The new double-walled silicon nanotube anode is made by a clever four-step process: Polymer nanofibers (green) are made, then heated (with, and then without, air) until they are reduced to carbon (black). Silicon (light blue) is coated over the outside of the carbon fibers. Finally, heating in air drives off the carbon and creates the tube as well as the clamping oxide layer (red). (Image courtesy Hui Wu, Stanford, and Yi Cui)
To overcome this issue, a research team headed by Yi Cui from the Stanford University and SLAC has developed a double-walled silicon nanotube that survives over 6,000 cycles, much higher than that required by mobile electronics or electric vehicles.
In the last five years, Cui’s team has used nanowires and hollow silicon nanoparticles to fabricate silicon anodes with an improved operating life. The new design, comprising a double-walled silicon nanostructure ceramic coated with a silicon oxide layer, paves the way to devise lighter, longer-lasting and smaller batteries.

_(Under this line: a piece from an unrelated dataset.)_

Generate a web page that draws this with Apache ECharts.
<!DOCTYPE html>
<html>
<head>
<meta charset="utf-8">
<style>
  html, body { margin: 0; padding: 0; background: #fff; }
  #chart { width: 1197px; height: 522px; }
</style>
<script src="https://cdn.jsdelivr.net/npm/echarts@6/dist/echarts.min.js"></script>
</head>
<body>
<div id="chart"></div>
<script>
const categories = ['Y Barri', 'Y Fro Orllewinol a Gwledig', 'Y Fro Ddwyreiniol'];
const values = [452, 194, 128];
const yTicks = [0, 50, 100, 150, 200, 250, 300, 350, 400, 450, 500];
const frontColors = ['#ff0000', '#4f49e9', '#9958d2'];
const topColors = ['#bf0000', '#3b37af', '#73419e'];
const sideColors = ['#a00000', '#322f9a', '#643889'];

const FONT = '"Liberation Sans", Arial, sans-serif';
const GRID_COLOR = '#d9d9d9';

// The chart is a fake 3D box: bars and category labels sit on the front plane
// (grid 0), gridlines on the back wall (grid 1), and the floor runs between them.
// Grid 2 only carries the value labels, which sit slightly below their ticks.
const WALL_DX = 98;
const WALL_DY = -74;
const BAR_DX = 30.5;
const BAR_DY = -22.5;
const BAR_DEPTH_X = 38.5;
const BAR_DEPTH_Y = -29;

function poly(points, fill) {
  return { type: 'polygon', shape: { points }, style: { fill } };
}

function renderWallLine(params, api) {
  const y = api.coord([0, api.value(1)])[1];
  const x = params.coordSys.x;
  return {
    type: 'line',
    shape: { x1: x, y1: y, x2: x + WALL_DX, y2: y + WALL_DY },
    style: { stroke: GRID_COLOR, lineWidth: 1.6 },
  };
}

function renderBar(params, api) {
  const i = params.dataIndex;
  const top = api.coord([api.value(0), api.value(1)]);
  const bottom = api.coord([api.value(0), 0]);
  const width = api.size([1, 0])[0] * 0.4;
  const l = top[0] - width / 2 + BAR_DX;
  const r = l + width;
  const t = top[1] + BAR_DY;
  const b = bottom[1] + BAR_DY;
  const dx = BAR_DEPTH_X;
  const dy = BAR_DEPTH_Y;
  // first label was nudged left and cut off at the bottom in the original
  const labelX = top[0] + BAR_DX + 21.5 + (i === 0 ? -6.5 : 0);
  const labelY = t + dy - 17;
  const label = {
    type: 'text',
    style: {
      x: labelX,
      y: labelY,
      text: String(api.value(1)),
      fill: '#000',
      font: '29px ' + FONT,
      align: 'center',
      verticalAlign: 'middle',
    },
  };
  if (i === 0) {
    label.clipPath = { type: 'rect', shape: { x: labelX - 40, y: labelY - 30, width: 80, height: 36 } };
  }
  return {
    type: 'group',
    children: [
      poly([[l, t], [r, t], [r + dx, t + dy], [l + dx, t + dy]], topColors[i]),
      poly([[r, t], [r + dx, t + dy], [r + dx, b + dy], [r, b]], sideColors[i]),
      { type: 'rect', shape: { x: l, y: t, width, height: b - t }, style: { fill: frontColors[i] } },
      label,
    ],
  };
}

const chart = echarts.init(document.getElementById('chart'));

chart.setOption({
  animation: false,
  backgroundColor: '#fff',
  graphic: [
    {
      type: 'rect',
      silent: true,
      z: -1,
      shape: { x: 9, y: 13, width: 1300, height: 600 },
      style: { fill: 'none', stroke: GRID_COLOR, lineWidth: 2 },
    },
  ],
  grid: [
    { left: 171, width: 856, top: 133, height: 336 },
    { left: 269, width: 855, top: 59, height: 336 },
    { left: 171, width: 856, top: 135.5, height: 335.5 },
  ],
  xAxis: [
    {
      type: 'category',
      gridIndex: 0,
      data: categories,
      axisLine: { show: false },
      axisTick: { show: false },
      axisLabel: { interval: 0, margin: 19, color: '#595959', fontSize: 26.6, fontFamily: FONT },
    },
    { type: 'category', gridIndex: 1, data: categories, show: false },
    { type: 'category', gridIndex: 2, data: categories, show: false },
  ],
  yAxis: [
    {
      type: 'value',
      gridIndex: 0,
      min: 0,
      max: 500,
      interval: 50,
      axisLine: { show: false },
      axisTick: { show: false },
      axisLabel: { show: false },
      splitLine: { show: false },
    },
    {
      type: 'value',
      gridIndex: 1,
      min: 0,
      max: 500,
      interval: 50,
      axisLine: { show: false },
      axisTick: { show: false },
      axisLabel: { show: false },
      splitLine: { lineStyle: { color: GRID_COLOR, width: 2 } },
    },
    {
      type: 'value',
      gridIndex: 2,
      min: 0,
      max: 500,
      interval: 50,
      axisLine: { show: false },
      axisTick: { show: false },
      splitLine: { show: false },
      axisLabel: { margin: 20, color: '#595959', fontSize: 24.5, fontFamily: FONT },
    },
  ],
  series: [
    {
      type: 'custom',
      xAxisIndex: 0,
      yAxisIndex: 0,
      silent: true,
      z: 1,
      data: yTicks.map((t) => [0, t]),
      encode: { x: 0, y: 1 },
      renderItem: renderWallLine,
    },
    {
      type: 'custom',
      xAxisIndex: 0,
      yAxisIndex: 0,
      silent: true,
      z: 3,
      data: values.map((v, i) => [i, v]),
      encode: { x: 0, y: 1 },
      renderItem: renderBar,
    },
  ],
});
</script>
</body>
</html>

The outer ceramic layer prevents the nanotube’s exterior wall expansion, thus making the nanotube to stay intact. However, the silicon expands inside the hollow interior, which is not big enough to allow the entry of electrolyte molecules. The resulting anode operated for over 6,000 cycles and retained its 85% capacity after the first charging cycle.
Cui informed that his next step is to simplify the production process of the double-wall silicon nanotubes. His team members are working on designing superior performance cathodes to work with the new anode to create a battery capable of demonstrating a performance five holds higher than present lithium-ion technology.
Cui formed a company named Amprius in 2008 to license rights for Stanford’s patents that cover his silicon nanowire anode technology. The company’s short-term goal is to fabricate batteries that have an energy density two folds higher than that of present lithium-ion batteries. The study findings have been reported in the journal, Nature Nanotechnology.